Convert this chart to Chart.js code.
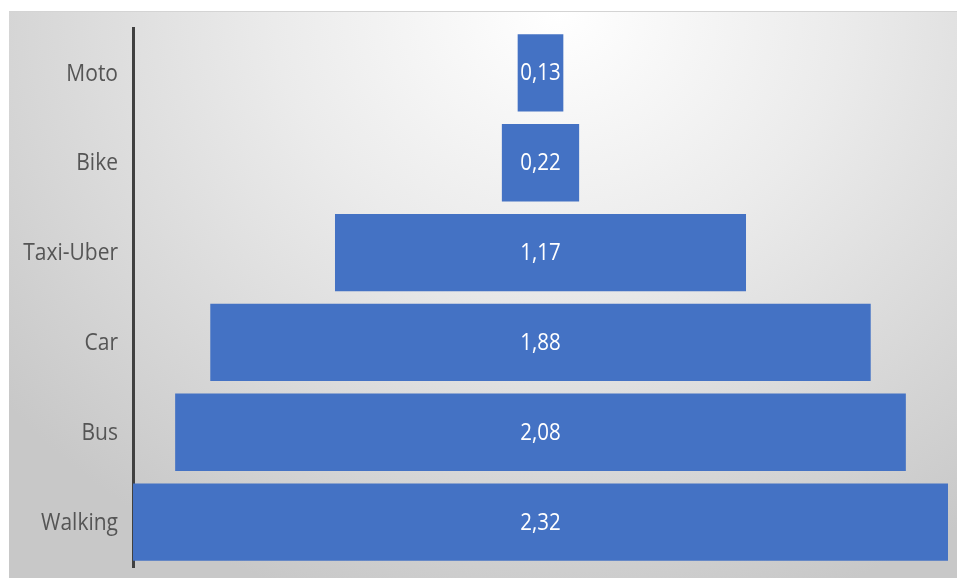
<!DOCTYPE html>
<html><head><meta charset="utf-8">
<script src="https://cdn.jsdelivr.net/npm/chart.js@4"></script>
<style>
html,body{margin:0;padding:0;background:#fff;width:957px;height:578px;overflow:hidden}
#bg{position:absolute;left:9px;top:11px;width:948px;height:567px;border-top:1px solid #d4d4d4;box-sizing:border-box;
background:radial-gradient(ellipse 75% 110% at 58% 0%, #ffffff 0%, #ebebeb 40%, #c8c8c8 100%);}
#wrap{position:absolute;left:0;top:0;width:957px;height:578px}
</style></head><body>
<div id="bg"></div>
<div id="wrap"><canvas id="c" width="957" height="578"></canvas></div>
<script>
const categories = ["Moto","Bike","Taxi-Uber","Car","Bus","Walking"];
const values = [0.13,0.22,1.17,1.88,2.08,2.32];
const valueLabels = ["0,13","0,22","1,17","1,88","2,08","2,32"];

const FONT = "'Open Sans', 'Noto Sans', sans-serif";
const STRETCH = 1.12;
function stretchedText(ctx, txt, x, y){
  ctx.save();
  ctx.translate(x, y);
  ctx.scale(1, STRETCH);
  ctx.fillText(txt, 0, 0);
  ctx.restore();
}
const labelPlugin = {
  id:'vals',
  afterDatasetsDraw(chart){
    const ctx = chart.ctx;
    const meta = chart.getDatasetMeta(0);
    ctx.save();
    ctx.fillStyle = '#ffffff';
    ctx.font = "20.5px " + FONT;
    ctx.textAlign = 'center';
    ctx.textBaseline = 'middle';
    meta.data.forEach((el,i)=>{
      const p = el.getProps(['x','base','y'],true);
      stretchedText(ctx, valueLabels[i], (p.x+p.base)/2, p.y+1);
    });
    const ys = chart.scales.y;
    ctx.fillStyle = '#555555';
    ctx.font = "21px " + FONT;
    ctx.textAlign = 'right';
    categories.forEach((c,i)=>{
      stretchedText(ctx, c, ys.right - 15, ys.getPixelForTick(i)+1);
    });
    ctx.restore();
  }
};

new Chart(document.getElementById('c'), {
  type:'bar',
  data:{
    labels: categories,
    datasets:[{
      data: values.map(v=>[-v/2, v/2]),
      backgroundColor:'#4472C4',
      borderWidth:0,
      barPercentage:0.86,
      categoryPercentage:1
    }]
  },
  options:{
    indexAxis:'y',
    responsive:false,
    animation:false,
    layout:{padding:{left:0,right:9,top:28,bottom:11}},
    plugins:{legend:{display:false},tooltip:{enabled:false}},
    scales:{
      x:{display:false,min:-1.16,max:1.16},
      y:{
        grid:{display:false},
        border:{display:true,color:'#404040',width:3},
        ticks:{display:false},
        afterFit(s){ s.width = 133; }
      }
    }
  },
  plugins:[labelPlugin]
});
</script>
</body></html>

* * * * *

What the task requires: What is needed is an exact reproduction of the data, pictures excluded.

Answer for the task:
Convert this chart to Chart.js code.
<!DOCTYPE html>
<html><head><meta charset="utf-8">
<script src="https://cdn.jsdelivr.net/npm/chart.js@4"></script>
<style>
html,body{margin:0;padding:0;background:#fff;width:957px;height:578px;overflow:hidden}
#bg{position:absolute;left:9px;top:11px;width:948px;height:567px;border-top:1px solid #d4d4d4;box-sizing:border-box;
background:radial-gradient(ellipse 75% 110% at 58% 0%, #ffffff 0%, #ebebeb 40%, #c8c8c8 100%);}
#wrap{position:absolute;left:0;top:0;width:957px;height:578px}
</style></head><body>
<div id="bg"></div>
<div id="wrap"><canvas id="c" width="957" height="578"></canvas></div>
<script>
const categories = ["Moto","Bike","Taxi-Uber","Car","Bus","Walking"];
const values = [0.13,0.22,1.17,1.88,2.08,2.32];
const valueLabels = ["0,13","0,22","1,17","1,88","2,08","2,32"];

const FONT = "'Open Sans', 'Noto Sans', sans-serif";
const STRETCH = 1.12;
function stretchedText(ctx, txt, x, y){
  ctx.save();
  ctx.translate(x, y);
  ctx.scale(1, STRETCH);
  ctx.fillText(txt, 0, 0);
  ctx.restore();
}
const labelPlugin = {
  id:'vals',
  afterDatasetsDraw(chart){
    const ctx = chart.ctx;
    const meta = chart.getDatasetMeta(0);
    ctx.save();
    ctx.fillStyle = '#ffffff';
    ctx.font = "20.5px " + FONT;
    ctx.textAlign = 'center';
    ctx.textBaseline = 'middle';
    meta.data.forEach((el,i)=>{
      const p = el.getProps(['x','base','y'],true);
      stretchedText(ctx, valueLabels[i], (p.x+p.base)/2, p.y+1);
    });
    const ys = chart.scales.y;
    ctx.fillStyle = '#555555';
    ctx.font = "21px " + FONT;
    ctx.textAlign = 'right';
    categories.forEach((c,i)=>{
      stretchedText(ctx, c, ys.right - 15, ys.getPixelForTick(i)+1);
    });
    ctx.restore();
  }
};

new Chart(document.getElementById('c'), {
  type:'bar',
  data:{
    labels: categories,
    datasets:[{
      data: values.map(v=>[-v/2, v/2]),
      backgroundColor:'#4472C4',
      borderWidth:0,
      barPercentage:0.86,
      categoryPercentage:1
    }]
  },
  options:{
    indexAxis:'y',
    responsive:false,
    animation:false,
    layout:{padding:{left:0,right:9,top:28,bottom:11}},
    plugins:{legend:{display:false},tooltip:{enabled:false}},
    scales:{
      x:{display:false,min:-1.16,max:1.16},
      y:{
        grid:{display:false},
        border:{display:true,color:'#404040',width:3},
        ticks:{display:false},
        afterFit(s){ s.width = 133; }
      }
    }
  },
  plugins:[labelPlugin]
});
</script>
</body></html>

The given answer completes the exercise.